Late last month, the two sons of Naomi Yudkovsky - aka Zupya Rosenstrauch - visited Yad Vashem. Michael (Mickey) Yudkovsky and Yigal Dekel Yudkovsky live with their families in Tel Aviv. They came to Jerusalem to see the album their mother drew. The two were already familiar with the album from faded photographs in their home.

"Hanging in the kibbutz guestrooms are landscapes my mother drew late in life," relates Mickey Yudkovsky. "The contrast between the terror in the drawings displayed in Yad Vashem and the pastoral nature of the landscapes is incredible."

"Their big surprise was seeing that the drawings were done in color," says Shendar and admits there is something symbolic to this. "A great deal of our visual perception of the Holocaust is distorted," she adds. First because we receive most of the data from the perspective of the brutal soldier. Second, since the technology dictated documentation in black and white." In our consciousness, the memory of the Holocaust is drawn in monochromatic shades.
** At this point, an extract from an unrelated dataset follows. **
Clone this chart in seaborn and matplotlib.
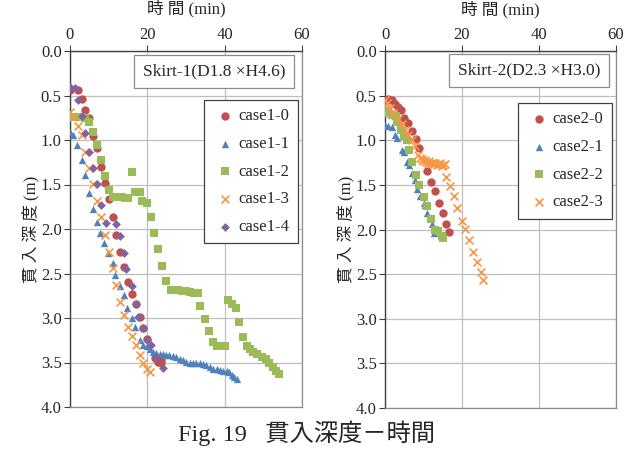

"We found out that Michael Yudkovsky, who returned last year from a trip to Poland in search of his roots and who then decided to try to find the album drawn by his mother, also made an appeal on Yaron Enosh's program," says Shendar. "The fact that we were searching for each other along parallel lines is sad."

The glass display case in which Feldman saw the album drawn by her old acquaintance from Warsaw is not the same display case in which Shendar saw it. This past April, the all-new Yad Vashem museum was opened to the public. Overshadowed by the festive event, the opening of the art museum was slightly delayed. Shendar and her staff had labored in the past few years on its establishment. Appearing in the art museum's permanent exhibit are 167 works from the collection. About 300 other works are displayed in the main Yad Vashem museum, but this is only a fragment of the immense collection, which contains approximately 10,000 works of art, most of which are in warehouses.
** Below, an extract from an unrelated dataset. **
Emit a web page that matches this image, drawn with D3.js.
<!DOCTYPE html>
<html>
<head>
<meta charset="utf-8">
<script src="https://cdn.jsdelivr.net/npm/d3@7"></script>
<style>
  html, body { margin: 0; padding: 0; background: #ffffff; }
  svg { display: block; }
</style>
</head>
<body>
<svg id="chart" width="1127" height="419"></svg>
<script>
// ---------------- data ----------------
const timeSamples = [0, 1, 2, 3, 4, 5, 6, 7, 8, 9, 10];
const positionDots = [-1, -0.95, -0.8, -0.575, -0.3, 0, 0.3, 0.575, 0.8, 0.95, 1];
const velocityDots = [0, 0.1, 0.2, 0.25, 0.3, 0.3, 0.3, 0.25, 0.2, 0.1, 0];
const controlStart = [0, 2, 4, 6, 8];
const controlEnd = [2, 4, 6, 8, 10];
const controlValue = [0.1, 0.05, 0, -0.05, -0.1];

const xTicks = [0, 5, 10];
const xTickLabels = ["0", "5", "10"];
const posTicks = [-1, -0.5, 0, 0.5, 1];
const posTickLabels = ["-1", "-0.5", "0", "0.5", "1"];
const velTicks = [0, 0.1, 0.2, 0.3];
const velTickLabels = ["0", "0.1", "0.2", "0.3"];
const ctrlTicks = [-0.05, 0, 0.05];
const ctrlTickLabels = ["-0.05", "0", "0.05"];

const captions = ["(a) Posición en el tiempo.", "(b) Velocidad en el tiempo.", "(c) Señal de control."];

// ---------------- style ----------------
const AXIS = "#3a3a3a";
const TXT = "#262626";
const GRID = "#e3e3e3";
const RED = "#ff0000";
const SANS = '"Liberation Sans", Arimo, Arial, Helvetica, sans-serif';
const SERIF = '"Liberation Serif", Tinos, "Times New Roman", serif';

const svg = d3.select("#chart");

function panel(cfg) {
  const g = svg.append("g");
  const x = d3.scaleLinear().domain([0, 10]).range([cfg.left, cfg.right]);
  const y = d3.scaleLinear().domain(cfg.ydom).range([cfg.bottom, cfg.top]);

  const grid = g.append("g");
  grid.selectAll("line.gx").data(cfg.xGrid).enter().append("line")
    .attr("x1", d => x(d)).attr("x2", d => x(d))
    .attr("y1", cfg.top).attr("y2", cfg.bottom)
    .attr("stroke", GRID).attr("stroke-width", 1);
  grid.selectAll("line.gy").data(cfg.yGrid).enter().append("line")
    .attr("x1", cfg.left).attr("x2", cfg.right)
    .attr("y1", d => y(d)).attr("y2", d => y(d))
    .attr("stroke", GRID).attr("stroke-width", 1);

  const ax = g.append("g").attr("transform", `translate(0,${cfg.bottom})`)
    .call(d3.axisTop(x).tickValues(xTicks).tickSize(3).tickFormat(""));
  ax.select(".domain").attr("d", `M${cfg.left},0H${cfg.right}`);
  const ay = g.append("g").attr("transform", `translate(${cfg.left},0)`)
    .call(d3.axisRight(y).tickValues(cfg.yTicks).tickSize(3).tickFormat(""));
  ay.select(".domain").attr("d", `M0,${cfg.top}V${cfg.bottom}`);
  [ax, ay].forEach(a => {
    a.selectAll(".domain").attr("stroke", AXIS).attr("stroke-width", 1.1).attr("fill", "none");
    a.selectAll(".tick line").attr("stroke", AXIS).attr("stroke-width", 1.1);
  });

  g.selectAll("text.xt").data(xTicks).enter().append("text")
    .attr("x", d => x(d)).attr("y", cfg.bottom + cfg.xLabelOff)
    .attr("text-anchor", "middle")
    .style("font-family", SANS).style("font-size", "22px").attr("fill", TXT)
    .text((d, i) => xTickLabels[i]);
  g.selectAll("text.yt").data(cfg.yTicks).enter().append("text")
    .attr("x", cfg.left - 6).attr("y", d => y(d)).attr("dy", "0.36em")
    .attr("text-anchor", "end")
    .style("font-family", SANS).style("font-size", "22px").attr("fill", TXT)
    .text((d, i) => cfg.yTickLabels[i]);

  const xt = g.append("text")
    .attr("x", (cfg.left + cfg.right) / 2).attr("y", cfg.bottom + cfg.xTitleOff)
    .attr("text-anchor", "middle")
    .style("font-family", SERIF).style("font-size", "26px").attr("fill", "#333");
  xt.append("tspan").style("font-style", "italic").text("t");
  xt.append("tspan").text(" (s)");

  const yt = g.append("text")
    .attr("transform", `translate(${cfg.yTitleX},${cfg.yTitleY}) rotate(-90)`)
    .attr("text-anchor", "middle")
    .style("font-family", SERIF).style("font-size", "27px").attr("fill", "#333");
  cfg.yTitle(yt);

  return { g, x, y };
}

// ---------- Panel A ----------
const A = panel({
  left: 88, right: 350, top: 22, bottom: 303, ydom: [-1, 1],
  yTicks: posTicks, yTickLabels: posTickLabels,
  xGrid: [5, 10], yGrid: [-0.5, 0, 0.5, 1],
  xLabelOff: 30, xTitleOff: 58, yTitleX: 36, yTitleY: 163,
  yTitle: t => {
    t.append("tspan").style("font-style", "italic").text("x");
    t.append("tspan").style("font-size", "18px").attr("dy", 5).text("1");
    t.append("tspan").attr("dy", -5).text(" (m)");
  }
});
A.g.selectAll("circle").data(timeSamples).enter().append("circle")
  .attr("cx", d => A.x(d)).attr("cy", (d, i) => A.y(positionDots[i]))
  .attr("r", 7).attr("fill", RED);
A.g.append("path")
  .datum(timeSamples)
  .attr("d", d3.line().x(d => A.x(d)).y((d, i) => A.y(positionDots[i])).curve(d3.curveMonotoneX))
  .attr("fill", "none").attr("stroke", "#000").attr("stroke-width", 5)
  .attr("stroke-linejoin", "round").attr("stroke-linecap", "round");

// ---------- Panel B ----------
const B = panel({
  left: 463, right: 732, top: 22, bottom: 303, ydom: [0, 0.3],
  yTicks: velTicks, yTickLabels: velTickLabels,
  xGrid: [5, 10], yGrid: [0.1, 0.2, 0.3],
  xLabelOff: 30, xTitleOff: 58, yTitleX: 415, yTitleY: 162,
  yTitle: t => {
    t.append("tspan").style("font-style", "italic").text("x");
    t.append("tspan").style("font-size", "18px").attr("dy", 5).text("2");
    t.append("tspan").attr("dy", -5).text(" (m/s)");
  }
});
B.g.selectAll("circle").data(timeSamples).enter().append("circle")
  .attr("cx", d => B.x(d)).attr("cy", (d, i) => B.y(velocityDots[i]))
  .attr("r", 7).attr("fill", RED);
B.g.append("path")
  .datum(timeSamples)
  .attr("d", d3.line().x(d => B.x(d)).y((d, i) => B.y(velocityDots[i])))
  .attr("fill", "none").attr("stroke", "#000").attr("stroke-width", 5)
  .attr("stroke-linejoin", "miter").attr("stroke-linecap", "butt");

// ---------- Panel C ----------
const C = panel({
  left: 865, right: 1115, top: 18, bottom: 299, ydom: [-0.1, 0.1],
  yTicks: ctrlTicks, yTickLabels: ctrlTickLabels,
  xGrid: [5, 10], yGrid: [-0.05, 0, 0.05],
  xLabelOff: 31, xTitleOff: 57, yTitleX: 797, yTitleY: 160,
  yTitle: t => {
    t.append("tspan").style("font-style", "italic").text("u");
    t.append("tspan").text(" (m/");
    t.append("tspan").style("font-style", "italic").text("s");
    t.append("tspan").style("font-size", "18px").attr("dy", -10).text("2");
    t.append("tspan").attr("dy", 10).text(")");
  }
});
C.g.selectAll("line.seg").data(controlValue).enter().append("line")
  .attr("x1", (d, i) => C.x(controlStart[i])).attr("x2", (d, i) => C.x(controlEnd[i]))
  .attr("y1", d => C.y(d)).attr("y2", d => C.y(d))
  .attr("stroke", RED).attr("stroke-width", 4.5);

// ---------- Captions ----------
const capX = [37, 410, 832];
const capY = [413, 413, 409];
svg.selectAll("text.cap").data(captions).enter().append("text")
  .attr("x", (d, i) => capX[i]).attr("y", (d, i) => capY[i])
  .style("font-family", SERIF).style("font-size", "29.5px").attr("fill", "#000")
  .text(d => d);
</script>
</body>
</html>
"The art museum at Yad Vashem focuses on works created by Jews and non-Jews who were persecuted by the Nazis," says Shendar. "Most of it consists of paintings, since barely any three-dimensional works survived. Photographs belong to either Yad Vashem's historical collection or the artifacts collection, not to us."

Hundreds of works are on display on Yad Vashem's Web site. "We are in no rush to put all of the works on the Internet, out of a concern that improper use might be made of them," says Shendar. "These are sensitive materials. On the one hand, they are visual testimony, and on the other hand, they reflect artistic freedom that existed even in the most difficult periods."
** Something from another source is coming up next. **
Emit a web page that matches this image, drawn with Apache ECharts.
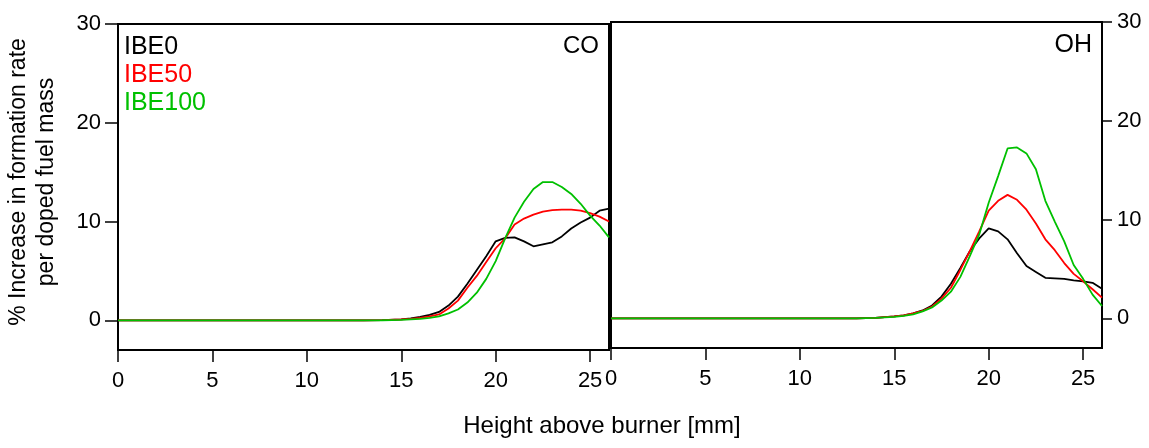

Of the thousands of items on display, there are quite a few in which the identity of the artist and his or her fate is unknown, or whose biography is incomplete. One example of this is the story of the Sheft family. After Emil Sheft, a bank manager in Warsaw, was shot to death in the street by the Germans, his wife Marila and daughter Inca moved into the ghetto. A Polish woman named Kazimira Lukashik risked her life in 1942, smuggling the mother and daughter and another girl into her home, which was outside the ghetto. An informer revealed it to the Nazis, and the Gestapo raided the home. The owners of the house and the three Jewish women were saved from execution by a bribe offered to the raiders, but it was clear they could no longer stay there.

A few years ago, Shendar met Lukashik's son in Poland. He filled in some of the gaps, explaining that the three Jewish women fled to a rural area. There, as far as was known, they were killed. Among other things, they left a self-portrait painted by Marila and a portrait of her father. Among the "Pages of Testimony" that have been submitted to Yad Vashem over the years is an eyewitness account from a woman named Aliza Wurzheiser, a relative of the Sheft's, and it corroborates the story told by Lukashik. Shendar says that Yad Vashem has still not succeeded in tracking down a relative of the family, even though it is known that she lived in Israel.

Nevertheless, some of the stories do find closure. In the charcoal portraits clandestinely drawn by Alter (Arthur) Ritov in a camp in Riga, Shendar sees an antithesis to the Nazi aspiration to strip the victims of their individual uniqueness, and relate to them as forms lacking any personal worth.

Ritov hid the portraits in a garage on the camp grounds, and brought them to Israel when he immigrated in 1970. He also retained notebooks in which he briefly described the people he drew. One was Tzemach Weinrich, a butcher from Latvia, "who is immensely strong." Ritov wrote that Tzemach Weinrich was assigned the job of loading German army vehicles onto the trains sent to the front, and that he would sabotage the railcars. "Eventually they caught him in the act of sabotage, and hung him in the ghetto," Shendar says.

She and her team unearthed documentation related to Tzemach Weinrich, and even made contact with his brother's wife. The information about him is chillingly illustrated, in black and white, in the charcoal drawing secretly made by Alter Ritov, less than two years before the end of the war.